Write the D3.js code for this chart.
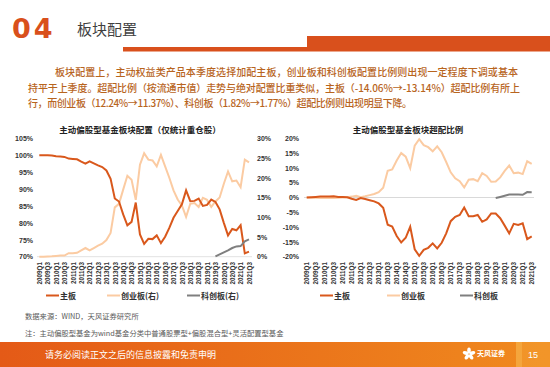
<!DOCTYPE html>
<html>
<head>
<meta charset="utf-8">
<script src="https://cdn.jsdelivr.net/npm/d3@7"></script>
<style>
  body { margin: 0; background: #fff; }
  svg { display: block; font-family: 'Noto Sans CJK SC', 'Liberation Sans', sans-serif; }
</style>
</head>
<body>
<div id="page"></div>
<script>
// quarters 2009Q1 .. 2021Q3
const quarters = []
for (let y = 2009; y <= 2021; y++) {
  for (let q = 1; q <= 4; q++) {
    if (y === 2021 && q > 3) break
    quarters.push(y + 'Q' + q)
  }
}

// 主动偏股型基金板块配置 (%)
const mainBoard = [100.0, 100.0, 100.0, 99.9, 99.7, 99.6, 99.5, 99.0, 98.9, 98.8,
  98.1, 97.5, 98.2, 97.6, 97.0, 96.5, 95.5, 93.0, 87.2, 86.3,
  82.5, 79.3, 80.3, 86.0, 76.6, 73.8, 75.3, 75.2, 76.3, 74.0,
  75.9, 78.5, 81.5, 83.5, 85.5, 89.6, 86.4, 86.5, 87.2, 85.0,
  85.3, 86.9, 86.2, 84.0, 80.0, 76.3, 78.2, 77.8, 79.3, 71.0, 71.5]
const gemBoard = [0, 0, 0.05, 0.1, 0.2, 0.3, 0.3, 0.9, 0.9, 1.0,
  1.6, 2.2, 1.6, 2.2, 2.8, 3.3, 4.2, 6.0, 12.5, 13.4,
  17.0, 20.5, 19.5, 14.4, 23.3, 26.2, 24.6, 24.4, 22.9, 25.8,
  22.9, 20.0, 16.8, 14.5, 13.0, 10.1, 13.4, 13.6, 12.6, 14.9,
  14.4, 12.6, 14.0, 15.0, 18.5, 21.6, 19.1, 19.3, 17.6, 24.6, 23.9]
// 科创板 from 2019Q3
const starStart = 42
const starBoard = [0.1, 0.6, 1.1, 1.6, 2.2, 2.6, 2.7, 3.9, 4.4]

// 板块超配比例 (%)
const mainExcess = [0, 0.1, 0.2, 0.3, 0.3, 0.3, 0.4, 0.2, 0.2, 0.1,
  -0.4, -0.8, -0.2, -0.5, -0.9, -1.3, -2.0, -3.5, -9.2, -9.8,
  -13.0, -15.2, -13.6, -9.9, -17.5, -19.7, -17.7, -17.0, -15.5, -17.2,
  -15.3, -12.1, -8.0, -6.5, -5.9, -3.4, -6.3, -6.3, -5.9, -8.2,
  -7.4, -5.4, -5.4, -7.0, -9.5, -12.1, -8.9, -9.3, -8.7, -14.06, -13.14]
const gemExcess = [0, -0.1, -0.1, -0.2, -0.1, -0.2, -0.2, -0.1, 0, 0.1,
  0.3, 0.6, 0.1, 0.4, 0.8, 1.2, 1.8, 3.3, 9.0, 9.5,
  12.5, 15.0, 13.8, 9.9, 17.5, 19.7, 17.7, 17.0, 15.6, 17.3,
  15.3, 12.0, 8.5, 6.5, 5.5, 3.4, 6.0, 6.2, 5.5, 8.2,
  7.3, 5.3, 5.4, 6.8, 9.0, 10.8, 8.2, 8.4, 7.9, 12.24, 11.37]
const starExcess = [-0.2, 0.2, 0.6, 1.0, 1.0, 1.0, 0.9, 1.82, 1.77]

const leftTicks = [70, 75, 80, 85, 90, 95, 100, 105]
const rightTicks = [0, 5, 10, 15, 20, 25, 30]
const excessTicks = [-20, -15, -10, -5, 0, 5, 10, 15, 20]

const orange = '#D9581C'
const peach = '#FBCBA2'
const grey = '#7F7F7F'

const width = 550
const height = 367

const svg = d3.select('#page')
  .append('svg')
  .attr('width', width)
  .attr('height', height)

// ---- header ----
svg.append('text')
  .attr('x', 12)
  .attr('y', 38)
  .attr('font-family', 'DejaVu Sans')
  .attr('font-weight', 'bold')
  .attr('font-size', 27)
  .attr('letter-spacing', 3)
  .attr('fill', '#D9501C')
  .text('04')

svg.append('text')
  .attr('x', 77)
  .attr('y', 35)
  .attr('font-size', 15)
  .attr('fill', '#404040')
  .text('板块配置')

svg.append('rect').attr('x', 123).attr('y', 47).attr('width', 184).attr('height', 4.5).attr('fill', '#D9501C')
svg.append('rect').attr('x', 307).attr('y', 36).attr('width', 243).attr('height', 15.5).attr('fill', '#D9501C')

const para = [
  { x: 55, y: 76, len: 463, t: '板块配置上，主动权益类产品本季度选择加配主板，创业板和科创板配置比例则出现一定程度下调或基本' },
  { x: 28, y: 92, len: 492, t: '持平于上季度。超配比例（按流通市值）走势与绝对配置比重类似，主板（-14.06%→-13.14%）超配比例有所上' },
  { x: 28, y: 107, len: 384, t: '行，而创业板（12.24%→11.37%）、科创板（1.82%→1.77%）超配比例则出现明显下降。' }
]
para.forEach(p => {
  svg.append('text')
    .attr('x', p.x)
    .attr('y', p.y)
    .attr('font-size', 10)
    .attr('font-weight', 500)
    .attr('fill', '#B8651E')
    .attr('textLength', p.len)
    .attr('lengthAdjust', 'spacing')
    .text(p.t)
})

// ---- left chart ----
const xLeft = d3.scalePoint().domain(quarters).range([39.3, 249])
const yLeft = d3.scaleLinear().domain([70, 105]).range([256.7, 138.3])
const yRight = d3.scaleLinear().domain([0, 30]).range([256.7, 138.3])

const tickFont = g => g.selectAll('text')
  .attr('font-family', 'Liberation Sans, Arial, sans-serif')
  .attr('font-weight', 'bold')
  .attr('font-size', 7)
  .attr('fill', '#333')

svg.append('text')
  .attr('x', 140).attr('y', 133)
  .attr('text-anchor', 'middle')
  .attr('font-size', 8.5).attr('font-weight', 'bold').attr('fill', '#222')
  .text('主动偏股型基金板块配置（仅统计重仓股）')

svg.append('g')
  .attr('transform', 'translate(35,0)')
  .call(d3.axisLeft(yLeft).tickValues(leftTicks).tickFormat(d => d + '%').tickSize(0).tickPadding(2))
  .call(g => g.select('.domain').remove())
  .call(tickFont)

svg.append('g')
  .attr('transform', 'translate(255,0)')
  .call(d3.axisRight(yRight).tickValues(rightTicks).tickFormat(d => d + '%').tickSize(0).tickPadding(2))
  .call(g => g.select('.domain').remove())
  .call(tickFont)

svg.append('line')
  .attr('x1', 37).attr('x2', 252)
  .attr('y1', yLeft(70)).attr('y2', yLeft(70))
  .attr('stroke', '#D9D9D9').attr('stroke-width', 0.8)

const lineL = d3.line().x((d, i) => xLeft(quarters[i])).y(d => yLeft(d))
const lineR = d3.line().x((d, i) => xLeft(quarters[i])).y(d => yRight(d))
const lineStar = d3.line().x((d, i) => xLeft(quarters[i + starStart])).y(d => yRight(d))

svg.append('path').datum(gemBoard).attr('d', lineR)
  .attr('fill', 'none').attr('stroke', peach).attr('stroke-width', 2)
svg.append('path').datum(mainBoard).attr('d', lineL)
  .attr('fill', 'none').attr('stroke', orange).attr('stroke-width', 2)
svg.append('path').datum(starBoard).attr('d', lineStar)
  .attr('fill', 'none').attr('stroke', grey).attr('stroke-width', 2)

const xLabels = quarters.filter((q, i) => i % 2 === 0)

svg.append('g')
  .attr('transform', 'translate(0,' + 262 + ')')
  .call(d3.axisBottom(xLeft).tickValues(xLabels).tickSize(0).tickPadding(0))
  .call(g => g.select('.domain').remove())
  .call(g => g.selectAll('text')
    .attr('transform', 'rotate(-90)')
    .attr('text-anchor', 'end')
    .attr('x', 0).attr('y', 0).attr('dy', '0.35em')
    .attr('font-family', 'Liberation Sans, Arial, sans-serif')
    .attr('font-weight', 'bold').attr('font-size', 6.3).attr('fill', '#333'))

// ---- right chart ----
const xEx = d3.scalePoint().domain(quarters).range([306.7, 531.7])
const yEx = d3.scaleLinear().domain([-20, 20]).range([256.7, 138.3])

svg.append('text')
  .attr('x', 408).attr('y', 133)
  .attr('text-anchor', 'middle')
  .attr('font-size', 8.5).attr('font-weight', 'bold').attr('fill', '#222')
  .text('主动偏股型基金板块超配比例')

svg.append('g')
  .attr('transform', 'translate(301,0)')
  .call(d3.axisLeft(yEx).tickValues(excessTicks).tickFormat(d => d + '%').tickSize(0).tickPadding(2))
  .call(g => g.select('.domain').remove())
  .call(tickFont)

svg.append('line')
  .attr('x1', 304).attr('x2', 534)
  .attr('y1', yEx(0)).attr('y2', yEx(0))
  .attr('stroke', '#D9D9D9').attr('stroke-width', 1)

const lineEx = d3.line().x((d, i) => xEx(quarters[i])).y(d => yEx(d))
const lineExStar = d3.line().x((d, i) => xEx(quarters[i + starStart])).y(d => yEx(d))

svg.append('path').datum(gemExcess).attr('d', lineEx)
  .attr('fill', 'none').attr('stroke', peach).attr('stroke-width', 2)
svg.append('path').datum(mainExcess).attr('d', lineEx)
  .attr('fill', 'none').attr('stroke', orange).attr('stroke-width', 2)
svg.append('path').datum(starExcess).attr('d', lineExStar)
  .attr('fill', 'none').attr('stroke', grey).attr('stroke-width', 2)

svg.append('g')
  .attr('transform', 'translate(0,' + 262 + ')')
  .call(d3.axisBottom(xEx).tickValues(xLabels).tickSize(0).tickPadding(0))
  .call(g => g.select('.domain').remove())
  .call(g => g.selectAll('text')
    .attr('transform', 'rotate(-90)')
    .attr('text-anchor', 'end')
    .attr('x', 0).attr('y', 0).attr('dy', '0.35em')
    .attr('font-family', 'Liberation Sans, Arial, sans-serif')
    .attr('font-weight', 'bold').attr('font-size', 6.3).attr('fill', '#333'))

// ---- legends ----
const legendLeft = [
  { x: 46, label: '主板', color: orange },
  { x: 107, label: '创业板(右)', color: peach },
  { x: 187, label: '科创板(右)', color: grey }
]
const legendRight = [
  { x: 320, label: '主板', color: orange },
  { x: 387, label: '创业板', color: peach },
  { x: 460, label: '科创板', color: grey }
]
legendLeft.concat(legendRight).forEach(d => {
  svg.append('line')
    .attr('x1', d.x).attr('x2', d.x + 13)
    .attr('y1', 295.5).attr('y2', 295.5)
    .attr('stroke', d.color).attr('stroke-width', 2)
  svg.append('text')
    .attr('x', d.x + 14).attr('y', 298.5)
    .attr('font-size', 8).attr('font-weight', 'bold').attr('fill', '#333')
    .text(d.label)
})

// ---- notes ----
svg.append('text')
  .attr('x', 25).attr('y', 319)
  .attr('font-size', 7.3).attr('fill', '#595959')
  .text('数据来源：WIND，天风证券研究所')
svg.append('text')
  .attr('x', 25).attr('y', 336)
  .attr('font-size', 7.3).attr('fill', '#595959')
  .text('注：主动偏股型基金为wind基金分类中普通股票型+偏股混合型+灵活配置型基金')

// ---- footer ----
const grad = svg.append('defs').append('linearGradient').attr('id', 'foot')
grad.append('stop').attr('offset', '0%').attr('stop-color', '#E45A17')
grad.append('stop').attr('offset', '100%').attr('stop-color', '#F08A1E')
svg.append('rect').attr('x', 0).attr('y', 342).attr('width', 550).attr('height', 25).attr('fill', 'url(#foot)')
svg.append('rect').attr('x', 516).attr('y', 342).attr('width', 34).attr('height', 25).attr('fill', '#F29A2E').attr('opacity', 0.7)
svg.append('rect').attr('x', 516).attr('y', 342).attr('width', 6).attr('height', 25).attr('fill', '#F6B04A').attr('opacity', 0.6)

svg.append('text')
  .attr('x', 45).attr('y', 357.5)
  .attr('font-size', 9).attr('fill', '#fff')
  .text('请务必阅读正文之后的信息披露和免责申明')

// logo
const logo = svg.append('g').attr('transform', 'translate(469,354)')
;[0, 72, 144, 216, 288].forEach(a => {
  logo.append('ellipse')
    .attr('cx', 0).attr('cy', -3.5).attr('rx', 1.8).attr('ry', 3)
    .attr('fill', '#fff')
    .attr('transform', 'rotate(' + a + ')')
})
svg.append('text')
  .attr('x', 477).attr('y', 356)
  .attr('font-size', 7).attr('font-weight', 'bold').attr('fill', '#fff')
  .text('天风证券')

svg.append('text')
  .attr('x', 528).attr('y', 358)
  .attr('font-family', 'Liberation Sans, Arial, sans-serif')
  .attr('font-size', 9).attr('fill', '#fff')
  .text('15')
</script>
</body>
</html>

...

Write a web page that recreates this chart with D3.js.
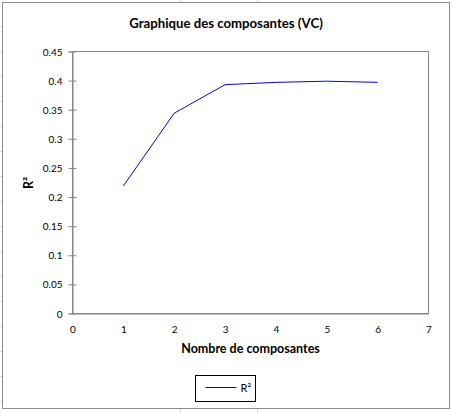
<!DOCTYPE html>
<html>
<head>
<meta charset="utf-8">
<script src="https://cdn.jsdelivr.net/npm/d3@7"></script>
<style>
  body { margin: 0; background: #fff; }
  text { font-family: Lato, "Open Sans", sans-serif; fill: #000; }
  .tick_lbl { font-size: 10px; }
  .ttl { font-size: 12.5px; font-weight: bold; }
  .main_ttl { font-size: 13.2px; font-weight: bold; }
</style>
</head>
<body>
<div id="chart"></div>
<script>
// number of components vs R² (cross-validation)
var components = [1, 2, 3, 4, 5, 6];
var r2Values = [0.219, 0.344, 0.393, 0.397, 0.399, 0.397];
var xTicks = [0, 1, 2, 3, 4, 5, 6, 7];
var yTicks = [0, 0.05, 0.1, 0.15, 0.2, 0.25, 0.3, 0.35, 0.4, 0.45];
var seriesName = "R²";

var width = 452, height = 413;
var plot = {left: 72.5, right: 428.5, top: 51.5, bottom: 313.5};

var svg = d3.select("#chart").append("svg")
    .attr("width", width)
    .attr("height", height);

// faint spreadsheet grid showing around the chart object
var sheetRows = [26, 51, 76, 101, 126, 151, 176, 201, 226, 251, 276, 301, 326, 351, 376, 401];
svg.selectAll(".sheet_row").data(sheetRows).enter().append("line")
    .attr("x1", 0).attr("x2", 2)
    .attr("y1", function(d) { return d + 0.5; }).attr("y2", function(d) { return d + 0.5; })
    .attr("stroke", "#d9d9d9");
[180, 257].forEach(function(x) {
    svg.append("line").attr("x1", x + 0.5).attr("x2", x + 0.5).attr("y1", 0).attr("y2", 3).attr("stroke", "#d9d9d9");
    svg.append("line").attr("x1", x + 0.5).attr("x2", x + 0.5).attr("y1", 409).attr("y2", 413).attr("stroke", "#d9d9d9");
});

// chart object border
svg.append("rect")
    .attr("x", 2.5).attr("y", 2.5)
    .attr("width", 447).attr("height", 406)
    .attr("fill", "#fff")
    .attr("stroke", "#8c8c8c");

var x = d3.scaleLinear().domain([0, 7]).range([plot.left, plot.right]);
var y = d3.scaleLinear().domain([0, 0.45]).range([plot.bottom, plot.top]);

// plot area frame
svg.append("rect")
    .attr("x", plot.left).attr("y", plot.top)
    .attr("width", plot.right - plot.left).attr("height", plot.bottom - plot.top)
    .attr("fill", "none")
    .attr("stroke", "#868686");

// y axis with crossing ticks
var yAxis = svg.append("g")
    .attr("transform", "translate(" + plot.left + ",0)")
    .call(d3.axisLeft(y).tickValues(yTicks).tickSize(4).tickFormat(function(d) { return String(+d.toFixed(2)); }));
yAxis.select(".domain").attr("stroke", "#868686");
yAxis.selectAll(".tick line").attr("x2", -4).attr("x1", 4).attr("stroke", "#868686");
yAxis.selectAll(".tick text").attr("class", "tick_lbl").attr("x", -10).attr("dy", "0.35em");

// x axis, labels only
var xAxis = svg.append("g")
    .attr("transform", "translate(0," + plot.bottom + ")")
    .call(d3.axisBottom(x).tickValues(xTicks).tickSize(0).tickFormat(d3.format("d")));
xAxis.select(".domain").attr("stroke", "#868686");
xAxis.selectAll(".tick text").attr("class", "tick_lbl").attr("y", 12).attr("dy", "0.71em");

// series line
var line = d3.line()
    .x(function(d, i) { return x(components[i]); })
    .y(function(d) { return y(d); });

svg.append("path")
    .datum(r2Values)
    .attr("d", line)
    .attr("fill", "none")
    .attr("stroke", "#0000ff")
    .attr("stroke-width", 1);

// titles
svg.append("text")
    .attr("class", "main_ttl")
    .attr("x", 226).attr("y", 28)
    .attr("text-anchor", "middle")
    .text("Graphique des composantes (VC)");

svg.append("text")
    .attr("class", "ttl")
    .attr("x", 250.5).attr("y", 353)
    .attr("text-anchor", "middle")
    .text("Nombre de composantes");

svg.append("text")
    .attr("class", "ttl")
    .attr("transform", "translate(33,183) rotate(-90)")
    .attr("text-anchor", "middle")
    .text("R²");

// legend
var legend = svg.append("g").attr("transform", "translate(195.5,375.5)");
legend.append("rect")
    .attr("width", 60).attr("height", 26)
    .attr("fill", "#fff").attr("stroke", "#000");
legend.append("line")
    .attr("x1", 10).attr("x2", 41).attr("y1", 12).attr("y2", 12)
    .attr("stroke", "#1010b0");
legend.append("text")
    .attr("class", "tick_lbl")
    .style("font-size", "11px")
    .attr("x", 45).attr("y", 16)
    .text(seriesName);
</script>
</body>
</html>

---

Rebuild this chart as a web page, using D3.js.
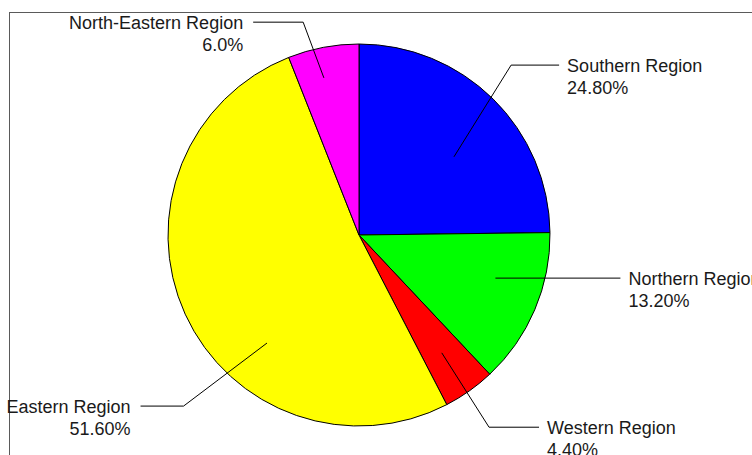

- Aim -
Among the lines of the material, find those that hold the word "this" and copy them.

- Answer -
Write the D3.js code for this chart.
Write a web page that recreates this chart with D3.js.
Rebuild this chart as a web page, using D3.js.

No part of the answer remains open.